Sunday, December 2, 2012

Bihar:website www.Birthplaceofgeorgeorwell was launched by the Rotary Motihari Lake Town club - a unit of the Rotary International Club

http://farm8.staticflickr.com/7059/6961993739_fc65c469c9_o.jpg
A website was today launched on the birth place of British author George Orwell who was born at Motihari in East Champaran district of Bihar in 1903.

Orwell was a British journalist and author, who wrote two of the most famous novels of the 20th century 'Animal Farm' and 'Nineteen Eighty-Four'.

Orwell was born Eric Arthur Blair on 25 June 1903 in eastern India, the son of a British colonial civil servant. He was educated in England and, after he left Eton, joined the Indian Imperial Police in Burma, then a British colony. He resigned in 1927 and decided to become a writer. In 1928, he moved to Paris where lack of success as a writer forced him into a series of menial jobs. He described his experiences in his first book, 'Down and Out in Paris and London', published in 1933. He took the name George Orwell, shortly before its publication. This was followed by his first novel, 'Burmese Days', in 1934.

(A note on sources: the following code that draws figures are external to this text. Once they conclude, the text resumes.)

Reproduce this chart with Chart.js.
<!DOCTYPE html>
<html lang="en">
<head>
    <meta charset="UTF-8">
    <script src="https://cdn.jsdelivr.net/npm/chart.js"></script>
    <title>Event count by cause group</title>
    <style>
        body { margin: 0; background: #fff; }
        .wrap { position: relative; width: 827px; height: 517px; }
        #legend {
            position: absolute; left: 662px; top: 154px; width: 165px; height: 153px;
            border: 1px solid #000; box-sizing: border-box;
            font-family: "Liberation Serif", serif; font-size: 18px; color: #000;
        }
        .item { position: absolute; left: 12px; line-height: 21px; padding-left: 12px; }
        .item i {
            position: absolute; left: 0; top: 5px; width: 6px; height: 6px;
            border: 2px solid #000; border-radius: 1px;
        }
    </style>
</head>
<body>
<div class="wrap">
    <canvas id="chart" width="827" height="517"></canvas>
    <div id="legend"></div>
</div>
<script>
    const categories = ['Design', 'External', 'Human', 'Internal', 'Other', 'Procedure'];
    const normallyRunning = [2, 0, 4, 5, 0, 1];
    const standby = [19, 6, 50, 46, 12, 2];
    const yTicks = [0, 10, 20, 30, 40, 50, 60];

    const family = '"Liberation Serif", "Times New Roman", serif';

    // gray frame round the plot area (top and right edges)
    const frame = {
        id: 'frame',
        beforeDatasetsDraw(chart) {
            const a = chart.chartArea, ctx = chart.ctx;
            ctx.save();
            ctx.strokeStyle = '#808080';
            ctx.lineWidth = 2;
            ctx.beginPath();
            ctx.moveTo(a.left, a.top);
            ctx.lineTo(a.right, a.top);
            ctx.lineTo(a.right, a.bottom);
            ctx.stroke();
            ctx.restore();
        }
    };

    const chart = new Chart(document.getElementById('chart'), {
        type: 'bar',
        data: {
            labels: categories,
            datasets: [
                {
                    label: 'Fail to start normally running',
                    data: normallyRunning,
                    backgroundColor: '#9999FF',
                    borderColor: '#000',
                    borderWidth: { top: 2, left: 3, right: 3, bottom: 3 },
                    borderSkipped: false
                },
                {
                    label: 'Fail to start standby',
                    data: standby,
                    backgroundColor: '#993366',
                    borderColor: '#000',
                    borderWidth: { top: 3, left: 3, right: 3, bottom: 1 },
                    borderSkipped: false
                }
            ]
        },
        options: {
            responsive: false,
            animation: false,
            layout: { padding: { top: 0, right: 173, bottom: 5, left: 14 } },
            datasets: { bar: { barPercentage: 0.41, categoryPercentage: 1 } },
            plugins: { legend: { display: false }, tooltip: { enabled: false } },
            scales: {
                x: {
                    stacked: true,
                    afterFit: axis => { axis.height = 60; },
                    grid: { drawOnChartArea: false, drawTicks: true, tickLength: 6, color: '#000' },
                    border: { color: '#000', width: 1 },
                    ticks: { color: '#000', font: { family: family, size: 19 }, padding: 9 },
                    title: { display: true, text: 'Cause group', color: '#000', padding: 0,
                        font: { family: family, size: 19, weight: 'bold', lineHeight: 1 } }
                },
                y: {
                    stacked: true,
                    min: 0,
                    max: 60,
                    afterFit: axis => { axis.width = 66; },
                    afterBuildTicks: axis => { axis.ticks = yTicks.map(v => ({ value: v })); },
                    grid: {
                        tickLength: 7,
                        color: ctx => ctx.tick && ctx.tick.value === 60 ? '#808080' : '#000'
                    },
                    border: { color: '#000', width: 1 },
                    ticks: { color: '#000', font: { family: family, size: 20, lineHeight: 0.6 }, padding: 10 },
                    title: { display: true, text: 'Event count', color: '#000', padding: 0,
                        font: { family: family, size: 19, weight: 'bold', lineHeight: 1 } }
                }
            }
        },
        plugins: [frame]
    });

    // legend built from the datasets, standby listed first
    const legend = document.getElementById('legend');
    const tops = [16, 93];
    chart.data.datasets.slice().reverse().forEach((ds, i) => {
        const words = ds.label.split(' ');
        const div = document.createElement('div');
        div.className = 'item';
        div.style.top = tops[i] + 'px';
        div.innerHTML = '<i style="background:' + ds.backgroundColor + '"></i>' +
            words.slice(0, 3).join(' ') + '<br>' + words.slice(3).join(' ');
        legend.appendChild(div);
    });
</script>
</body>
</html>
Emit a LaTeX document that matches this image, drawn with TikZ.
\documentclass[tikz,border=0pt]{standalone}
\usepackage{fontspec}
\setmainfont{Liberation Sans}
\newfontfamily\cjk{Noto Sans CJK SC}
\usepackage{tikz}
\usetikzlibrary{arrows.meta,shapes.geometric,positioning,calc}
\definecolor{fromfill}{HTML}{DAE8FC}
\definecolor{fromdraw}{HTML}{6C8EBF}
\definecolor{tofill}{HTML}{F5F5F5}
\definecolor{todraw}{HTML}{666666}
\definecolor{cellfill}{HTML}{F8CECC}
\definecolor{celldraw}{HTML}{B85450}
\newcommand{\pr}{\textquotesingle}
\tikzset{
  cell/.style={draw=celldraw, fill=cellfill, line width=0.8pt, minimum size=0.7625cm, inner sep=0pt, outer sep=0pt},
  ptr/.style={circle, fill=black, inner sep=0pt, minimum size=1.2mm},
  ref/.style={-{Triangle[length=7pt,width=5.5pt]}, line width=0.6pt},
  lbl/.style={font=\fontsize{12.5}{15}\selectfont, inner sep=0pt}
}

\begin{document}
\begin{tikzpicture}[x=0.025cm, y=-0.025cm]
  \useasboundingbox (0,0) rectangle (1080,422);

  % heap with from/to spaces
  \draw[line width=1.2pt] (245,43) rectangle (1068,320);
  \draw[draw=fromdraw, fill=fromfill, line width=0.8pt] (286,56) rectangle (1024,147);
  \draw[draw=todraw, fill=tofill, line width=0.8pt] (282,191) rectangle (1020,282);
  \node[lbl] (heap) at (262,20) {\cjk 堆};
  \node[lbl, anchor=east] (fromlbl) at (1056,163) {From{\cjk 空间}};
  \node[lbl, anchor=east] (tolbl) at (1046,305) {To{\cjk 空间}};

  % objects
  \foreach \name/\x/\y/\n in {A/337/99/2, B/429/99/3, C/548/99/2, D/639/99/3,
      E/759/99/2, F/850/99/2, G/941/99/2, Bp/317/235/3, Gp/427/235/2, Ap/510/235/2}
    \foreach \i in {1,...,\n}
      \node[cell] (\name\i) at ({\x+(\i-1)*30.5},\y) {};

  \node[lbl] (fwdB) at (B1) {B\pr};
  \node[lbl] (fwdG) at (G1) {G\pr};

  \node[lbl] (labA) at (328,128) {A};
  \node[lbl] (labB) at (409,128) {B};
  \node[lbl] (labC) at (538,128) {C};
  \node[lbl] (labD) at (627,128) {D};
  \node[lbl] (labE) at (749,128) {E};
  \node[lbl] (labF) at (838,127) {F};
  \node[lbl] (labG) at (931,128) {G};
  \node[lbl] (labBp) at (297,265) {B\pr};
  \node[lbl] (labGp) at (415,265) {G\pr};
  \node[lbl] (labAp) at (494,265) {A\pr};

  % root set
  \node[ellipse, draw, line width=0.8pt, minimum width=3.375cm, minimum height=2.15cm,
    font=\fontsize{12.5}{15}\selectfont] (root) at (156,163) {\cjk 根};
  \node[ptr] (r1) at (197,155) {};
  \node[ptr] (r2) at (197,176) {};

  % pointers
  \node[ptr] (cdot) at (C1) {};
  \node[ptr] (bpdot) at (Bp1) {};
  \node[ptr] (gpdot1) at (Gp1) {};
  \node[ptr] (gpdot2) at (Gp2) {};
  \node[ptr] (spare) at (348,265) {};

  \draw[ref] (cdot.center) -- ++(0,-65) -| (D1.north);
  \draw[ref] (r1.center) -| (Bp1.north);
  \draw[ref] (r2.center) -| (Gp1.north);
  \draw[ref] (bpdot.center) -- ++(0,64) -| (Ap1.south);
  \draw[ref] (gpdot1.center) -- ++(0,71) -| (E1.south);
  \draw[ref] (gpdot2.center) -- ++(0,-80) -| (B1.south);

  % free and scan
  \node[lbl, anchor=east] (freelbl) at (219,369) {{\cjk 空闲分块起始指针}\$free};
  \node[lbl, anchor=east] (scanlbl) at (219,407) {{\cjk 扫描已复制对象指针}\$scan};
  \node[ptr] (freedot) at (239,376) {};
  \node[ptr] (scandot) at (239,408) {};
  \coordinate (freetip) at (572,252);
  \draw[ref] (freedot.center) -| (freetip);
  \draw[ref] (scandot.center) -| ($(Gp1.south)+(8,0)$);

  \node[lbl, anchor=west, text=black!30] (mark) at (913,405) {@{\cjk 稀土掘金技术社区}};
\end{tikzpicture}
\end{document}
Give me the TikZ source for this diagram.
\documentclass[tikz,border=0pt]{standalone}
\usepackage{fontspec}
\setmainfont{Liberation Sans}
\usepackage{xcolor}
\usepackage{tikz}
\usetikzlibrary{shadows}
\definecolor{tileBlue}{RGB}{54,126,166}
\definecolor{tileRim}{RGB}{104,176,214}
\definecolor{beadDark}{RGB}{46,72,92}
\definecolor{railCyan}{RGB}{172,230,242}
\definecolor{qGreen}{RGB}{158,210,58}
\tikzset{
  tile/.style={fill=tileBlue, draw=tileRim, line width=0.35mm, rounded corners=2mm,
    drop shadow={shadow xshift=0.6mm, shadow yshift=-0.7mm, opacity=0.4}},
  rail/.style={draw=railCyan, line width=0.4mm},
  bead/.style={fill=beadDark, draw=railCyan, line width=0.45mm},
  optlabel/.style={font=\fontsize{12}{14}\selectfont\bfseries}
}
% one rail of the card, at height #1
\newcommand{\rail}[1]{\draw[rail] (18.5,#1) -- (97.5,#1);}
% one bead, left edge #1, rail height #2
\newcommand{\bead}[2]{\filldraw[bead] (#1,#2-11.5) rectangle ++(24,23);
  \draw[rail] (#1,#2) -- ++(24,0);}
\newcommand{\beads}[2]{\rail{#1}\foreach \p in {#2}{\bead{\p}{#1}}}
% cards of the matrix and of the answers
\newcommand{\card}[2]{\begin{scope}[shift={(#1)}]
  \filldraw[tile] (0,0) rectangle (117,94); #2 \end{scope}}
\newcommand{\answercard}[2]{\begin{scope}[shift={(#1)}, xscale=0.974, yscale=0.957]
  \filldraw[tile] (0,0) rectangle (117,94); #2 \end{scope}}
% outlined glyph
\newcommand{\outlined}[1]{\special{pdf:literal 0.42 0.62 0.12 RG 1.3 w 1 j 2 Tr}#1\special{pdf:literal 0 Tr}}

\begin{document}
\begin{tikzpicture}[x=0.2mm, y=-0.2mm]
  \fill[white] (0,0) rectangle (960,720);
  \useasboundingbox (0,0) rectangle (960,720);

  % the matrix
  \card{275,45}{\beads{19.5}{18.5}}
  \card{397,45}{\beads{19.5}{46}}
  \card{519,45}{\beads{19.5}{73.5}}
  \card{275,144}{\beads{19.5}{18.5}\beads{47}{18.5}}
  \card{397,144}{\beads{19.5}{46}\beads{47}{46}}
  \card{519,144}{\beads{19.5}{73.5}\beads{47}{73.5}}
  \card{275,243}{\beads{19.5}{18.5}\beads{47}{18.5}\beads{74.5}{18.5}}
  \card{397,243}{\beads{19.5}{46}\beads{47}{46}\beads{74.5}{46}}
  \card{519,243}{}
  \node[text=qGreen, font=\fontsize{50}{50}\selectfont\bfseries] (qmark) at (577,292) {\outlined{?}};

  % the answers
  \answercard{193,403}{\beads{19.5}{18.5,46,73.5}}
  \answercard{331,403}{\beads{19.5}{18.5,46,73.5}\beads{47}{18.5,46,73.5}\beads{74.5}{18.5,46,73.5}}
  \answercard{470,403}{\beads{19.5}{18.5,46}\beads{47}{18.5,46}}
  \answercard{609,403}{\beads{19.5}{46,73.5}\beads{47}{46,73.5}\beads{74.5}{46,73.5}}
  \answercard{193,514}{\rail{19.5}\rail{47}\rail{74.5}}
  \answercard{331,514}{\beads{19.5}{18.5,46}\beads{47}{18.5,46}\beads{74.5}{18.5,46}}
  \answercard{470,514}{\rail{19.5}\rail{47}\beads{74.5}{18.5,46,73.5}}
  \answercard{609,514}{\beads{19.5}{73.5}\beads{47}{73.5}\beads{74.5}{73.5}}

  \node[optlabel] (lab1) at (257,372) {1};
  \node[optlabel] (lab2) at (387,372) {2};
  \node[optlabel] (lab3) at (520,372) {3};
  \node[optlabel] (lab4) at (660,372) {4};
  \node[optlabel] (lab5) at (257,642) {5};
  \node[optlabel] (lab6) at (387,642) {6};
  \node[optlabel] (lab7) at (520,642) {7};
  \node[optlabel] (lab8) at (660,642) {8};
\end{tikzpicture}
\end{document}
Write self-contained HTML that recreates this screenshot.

An anarchist in the late 1920s, by the 1930s he had begun to consider himself a socialist. In 1936, he was commissioned to write an account of poverty among unemployed miners in northern England, which resulted in 'The Road to Wigan Pier' (1937). Late in 1936, Orwell travelled to Spain to fight for the Republicans against Franco's Nationalists. He was forced to flee in fear of his life from Soviet-backed communists who were suppressing revolutionary socialist dissenters. The experience turned him into a lifelong anti-Stalinist.
Between 1941 and 1943, Orwell worked on propaganda for the BBC. In 1943, he became literary editor of the Tribune, a weekly left-wing magazine. By now he was a prolific journalist, writing articles, reviews and books.

In 1945, Orwell's 'Animal Farm' was published. A political fable set in a farmyard but based on Stalin's betrayal of the Russian Revolution, it made Orwell's name and ensured he was financially comfortable for the first time in his life. 'Nineteen Eighty-Four' was published four years later. Set in an imaginary totalitarian future, the book made a deep impression, with its title and many phrases - such as 'Big Brother is watching you', 'newspeak' and 'doublethink' - entering popular use. By now Orwell's health was deteriorating and he died of tuberculosis on 21 January 1950.


The website showcases details about the one-storied house where Orwell, best known for the dystopian novel Nineteen Eighty-Four and the allegorical novella Animal Farm, was born and lived for sometime.

His photographs and related materials are also on display.

The details of local people who strived hard to protect the birth place of the 20th century's best chronicler of English culture over the years too have been put up on the website.